Gospel Extracts (C H Spurgeon): Bereavement
A Gospel (Ex)tract for the Christian, from Charles Haddon Spurgeon

Added on 10 April 2017
Gospel Extracts (C H Spurgeon): Bereavement

Bereavement


We remember to have heard a preacher at a funeral most beautifully setting forth this parable: "A certain nobleman had a spacious garden, which he left to the care of a faithful servant, whose delight it was to train the creepers along the trellis, to water the seeds in the time of drought, to support the stalks of the tender plants, and to do every work which could render the garden a Paradise of flowers.
"One morning he rose with joy, expecting to tend his beloved flowers, and hoping to find his favourites increased in beauty.

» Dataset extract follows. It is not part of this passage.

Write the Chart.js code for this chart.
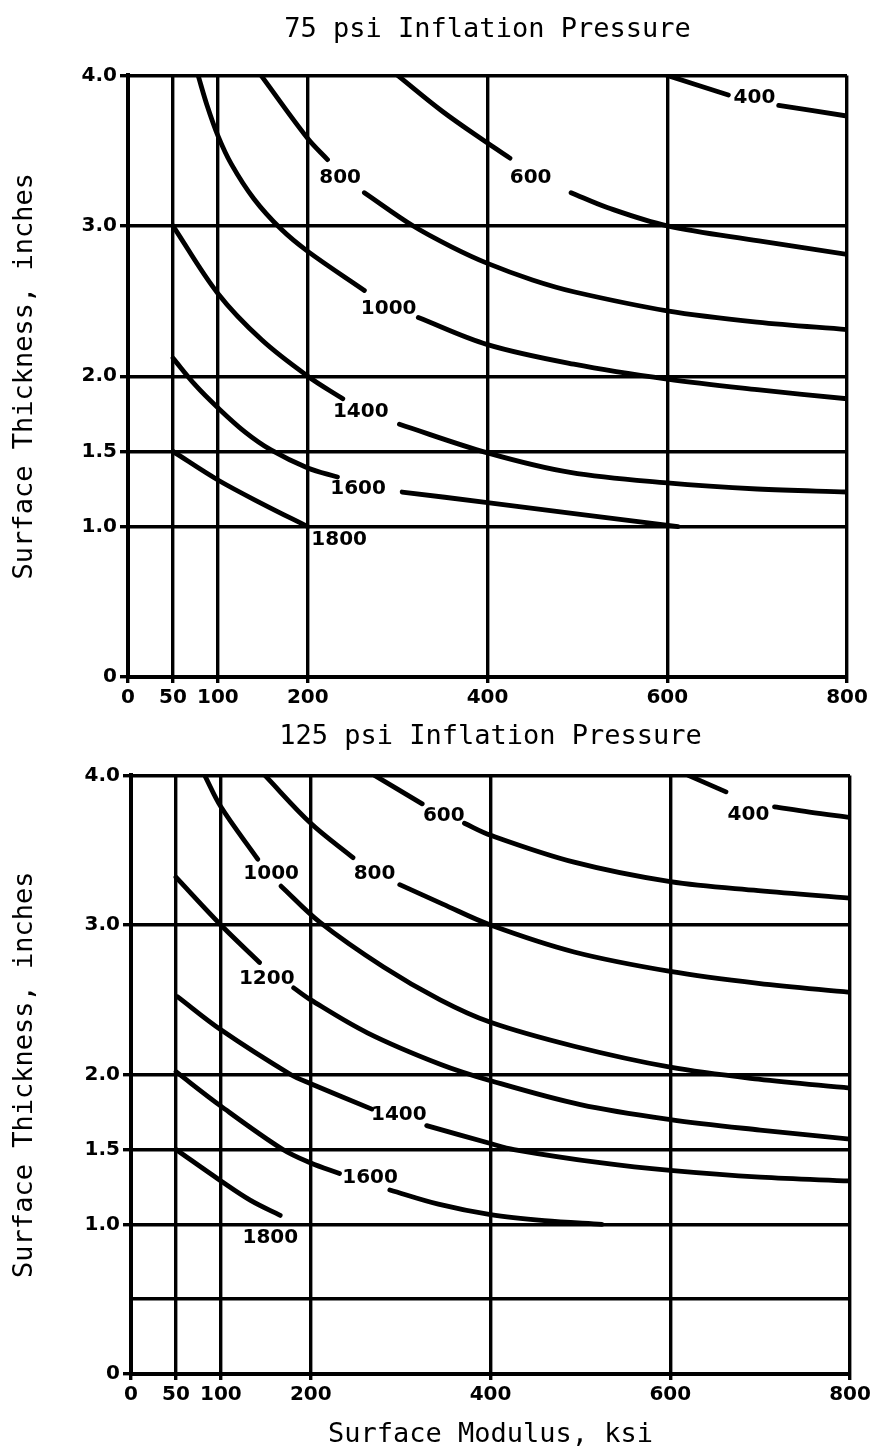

To his surprise, he found one of his choicest beauties rent from its stem, and, looking around him, he missed from every bed the pride of his garden, the most precious of his blooming flowers.
"Full of grief and anger, he hurried to his fellow-servants, and demanded who had thus robbed him of his treasures. They had not done it, and he did not charge them with it; but he found no solace for his grief till one of them remarked: 'My lord was walking in the garden this morning, and I saw him pluck the flowers and carry them away.'
"Then truly he found he had no cause for his trouble. He felt it was well that his master had been pleased to take his own, and he went away, smiling at his loss, because his lord had taken them.

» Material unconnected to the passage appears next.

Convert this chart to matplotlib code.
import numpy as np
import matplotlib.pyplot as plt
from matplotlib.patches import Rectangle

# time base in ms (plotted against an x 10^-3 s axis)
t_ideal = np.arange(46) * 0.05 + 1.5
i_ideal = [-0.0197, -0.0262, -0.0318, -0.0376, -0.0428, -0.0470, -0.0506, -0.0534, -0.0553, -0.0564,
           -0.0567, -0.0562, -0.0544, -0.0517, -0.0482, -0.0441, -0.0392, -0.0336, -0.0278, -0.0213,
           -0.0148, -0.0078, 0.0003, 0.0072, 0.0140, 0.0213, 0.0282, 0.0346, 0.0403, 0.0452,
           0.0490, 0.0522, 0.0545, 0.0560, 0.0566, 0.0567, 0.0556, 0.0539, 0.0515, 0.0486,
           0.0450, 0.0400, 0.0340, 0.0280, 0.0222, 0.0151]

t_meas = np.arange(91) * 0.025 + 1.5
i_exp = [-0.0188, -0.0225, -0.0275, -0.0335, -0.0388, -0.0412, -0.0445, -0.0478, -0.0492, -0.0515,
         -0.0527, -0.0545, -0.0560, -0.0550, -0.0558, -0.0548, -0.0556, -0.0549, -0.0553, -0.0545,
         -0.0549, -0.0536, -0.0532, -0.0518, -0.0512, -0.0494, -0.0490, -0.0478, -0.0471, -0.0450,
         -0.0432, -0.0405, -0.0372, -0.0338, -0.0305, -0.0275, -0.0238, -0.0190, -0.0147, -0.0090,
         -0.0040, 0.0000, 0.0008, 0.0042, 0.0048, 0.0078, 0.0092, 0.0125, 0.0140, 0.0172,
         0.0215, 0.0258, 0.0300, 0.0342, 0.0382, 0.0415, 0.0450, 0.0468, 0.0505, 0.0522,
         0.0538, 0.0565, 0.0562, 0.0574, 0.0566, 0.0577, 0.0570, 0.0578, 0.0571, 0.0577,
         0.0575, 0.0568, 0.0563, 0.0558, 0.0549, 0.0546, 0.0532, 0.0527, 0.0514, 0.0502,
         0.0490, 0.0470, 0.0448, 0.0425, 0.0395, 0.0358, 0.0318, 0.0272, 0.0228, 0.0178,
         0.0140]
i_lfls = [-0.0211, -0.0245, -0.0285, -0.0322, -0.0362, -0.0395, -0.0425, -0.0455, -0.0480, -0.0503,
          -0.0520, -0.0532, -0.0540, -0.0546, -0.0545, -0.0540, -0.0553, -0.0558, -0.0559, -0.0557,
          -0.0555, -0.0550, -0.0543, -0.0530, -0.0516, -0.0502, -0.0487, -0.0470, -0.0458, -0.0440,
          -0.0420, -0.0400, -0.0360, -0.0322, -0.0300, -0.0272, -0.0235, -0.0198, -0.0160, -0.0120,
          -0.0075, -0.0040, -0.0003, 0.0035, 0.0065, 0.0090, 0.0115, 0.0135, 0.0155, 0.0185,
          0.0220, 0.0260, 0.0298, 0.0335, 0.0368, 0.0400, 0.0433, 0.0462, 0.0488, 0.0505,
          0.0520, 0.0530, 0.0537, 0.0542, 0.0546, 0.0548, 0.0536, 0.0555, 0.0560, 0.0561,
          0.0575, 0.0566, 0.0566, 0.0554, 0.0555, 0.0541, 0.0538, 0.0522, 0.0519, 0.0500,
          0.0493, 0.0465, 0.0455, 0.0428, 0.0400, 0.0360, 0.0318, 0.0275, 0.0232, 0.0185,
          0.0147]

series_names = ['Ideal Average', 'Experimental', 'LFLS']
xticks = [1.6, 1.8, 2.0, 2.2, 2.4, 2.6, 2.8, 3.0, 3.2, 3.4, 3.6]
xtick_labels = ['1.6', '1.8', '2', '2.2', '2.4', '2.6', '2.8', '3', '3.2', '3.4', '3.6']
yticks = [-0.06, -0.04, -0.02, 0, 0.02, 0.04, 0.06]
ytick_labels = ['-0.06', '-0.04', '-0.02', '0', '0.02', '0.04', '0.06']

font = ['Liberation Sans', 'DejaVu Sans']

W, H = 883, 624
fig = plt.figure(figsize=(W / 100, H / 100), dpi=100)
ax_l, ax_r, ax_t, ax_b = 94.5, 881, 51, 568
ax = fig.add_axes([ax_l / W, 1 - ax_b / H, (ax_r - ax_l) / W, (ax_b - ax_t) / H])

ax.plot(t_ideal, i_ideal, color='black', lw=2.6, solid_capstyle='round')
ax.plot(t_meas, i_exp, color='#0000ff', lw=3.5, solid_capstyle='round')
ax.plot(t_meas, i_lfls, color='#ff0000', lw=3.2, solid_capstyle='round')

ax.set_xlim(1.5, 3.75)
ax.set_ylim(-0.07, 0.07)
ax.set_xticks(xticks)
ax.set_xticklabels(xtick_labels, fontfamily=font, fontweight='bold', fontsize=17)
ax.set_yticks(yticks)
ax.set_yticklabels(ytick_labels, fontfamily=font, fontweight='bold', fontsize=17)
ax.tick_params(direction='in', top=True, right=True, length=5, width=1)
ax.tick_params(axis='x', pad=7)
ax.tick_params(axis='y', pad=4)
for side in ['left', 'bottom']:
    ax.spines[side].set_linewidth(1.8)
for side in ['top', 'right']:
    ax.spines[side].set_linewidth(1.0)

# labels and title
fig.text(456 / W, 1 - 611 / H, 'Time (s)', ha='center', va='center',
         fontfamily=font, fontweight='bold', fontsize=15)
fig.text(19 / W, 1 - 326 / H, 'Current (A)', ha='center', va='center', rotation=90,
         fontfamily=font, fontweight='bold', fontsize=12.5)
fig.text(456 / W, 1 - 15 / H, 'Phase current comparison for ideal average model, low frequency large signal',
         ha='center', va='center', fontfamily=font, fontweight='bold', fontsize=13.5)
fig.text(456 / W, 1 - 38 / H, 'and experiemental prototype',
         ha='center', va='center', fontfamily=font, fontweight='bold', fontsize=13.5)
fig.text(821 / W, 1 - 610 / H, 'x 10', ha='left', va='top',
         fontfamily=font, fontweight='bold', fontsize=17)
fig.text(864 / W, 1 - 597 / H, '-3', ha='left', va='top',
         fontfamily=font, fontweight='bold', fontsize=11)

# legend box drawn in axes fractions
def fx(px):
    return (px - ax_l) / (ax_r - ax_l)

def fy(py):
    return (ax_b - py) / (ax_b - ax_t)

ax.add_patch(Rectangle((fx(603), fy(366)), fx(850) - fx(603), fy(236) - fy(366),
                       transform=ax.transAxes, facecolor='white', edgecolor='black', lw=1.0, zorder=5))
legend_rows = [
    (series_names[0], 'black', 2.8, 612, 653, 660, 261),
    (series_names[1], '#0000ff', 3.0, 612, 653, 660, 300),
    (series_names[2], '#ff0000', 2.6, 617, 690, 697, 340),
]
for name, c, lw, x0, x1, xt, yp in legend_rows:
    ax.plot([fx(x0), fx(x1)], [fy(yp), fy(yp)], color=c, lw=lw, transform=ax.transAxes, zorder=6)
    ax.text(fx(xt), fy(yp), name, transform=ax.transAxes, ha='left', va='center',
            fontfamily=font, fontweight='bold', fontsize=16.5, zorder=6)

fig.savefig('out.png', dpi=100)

"So," said the preacher, turning to the mourners, "you have lost one whom you regarded with much tender affection. The bonds of endearment have not availed for her retention upon earth. I know your wounded feelings when, instead of the lovely form which was the embodiment of all that is excellent and amiable, you behold nothing but ashes and corruption. But remember, my beloved, the Lord hath done it. He hath removed the tender mother, the affectionate wife, the inestimable friend. I say again, remember your own Lord has done it; therefore do not murmur, or yield yourselves to an excess of grief."
There was much force as well as beauty in the simple allegory: it were well if all the Lord's family had grace to practice its heavenly lesson, in all times of bereavement and affliction.